Imagine an e-commerce recommendation system that uses a machine learning model to predict products for users. If the model starts generating low-confidence predictions due to data drift (e.g., new product categories or changing user preferences), the circuit breaker could be triggered:

  • Open State: No more recommendations are made until the model is retrained.

  • Fallback: If a user request comes in, the system can fall back to a simpler recommendation model (perhaps a collaborative filtering model or even a rule-based system).

  • Half-Open: After a few hours, once the system has retrained the model and is performing better, the circuit breaker enters a half-open state, testing the new model with a few users.

7. Testing and Tuning

Circuit breakers need to be tested and fine-tuned to avoid false positives or unnecessary downtime. For example:

  • If you set the error rate too low, the circuit breaker might open prematurely.

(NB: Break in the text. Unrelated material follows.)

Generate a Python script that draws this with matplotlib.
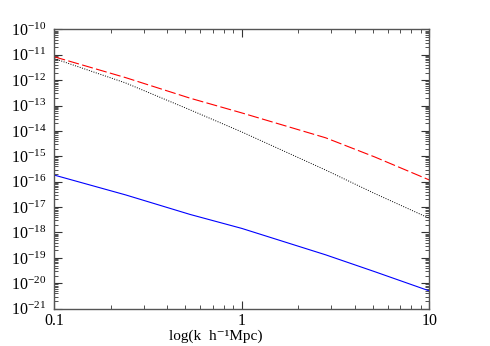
import numpy as np
import matplotlib
matplotlib.use("Agg")
import matplotlib.pyplot as plt
from matplotlib.ticker import LogLocator, NullFormatter

# values (k in h/Mpc, log10 of power)
k = [0.1, 0.24, 0.53, 1.0, 2.8, 5.1, 10.0]
log_red = [-11.08, -11.90, -12.71, -13.29, -14.27, -15.02, -15.93]
log_black = [-11.15, -12.11, -13.17, -14.04, -15.54, -16.46, -17.44]
log_blue = [-15.74, -16.52, -17.29, -17.84, -18.88, -19.54, -20.30]

xticks = [0.1, 1, 10]
xtick_labels = ["0.1", "1", "10"]

plt.rcParams['font.family'] = ['Liberation Serif', 'DejaVu Serif']
plt.rcParams['mathtext.fontset'] = 'stix'

fig = plt.figure(figsize=(4.9, 3.46), dpi=100)
ax = fig.add_axes([0.111, 0.108, 0.765, 0.807])

ax.plot(k, 10.0 ** np.array(log_red), color='red', lw=0.8, dashes=(10, 3))
ax.plot(k, 10.0 ** np.array(log_black), color='black', lw=0.7, ls=(0, (1, 1.5)))
ax.plot(k, 10.0 ** np.array(log_blue), color='blue', lw=0.8)

ax.set_xscale('log')
ax.set_yscale('log')
ax.set_xlim(0.1, 10)
ax.set_ylim(1e-21, 1e-10)

ax.set_xticks(xticks, labels=xtick_labels)
ax.xaxis.set_minor_formatter(NullFormatter())
ax.yaxis.set_major_locator(LogLocator(base=10, numticks=20))
ax.yaxis.set_minor_locator(LogLocator(base=10, subs=np.arange(2, 10), numticks=20))
ax.yaxis.set_minor_formatter(NullFormatter())

ax.tick_params(which='both', direction='in', top=True, right=True, labelsize=11.5, color='#333333')
ax.tick_params(which='major', length=6, width=0.8)
ax.tick_params(which='minor', length=3, width=0.6)
ax.tick_params(axis='y', pad=6)
ax.tick_params(axis='x', pad=3)
for s in ax.spines.values():
    s.set_color('#555555')
    s.set_linewidth(1.0)

ax.set_xlabel("log(k  h\u207b\u00b9Mpc)", fontsize=11)
ax.xaxis.set_label_coords(0.43, -0.075)

fig.savefig("out.png", dpi=100)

  • If you set the confidence threshold too high, you might reject useful predictions, resulting in poor user experience.

Conclusion

Implementing circuit breakers for risky ML predictions is an important strategy to ensure system reliability and minimize the impact of failures. By monitoring key metrics like error rate, latency, confidence scores, and anomalies in data, you can prevent poor predictions from affecting end users and provide a robust fallback mechanism in case of model failure or degraded performance.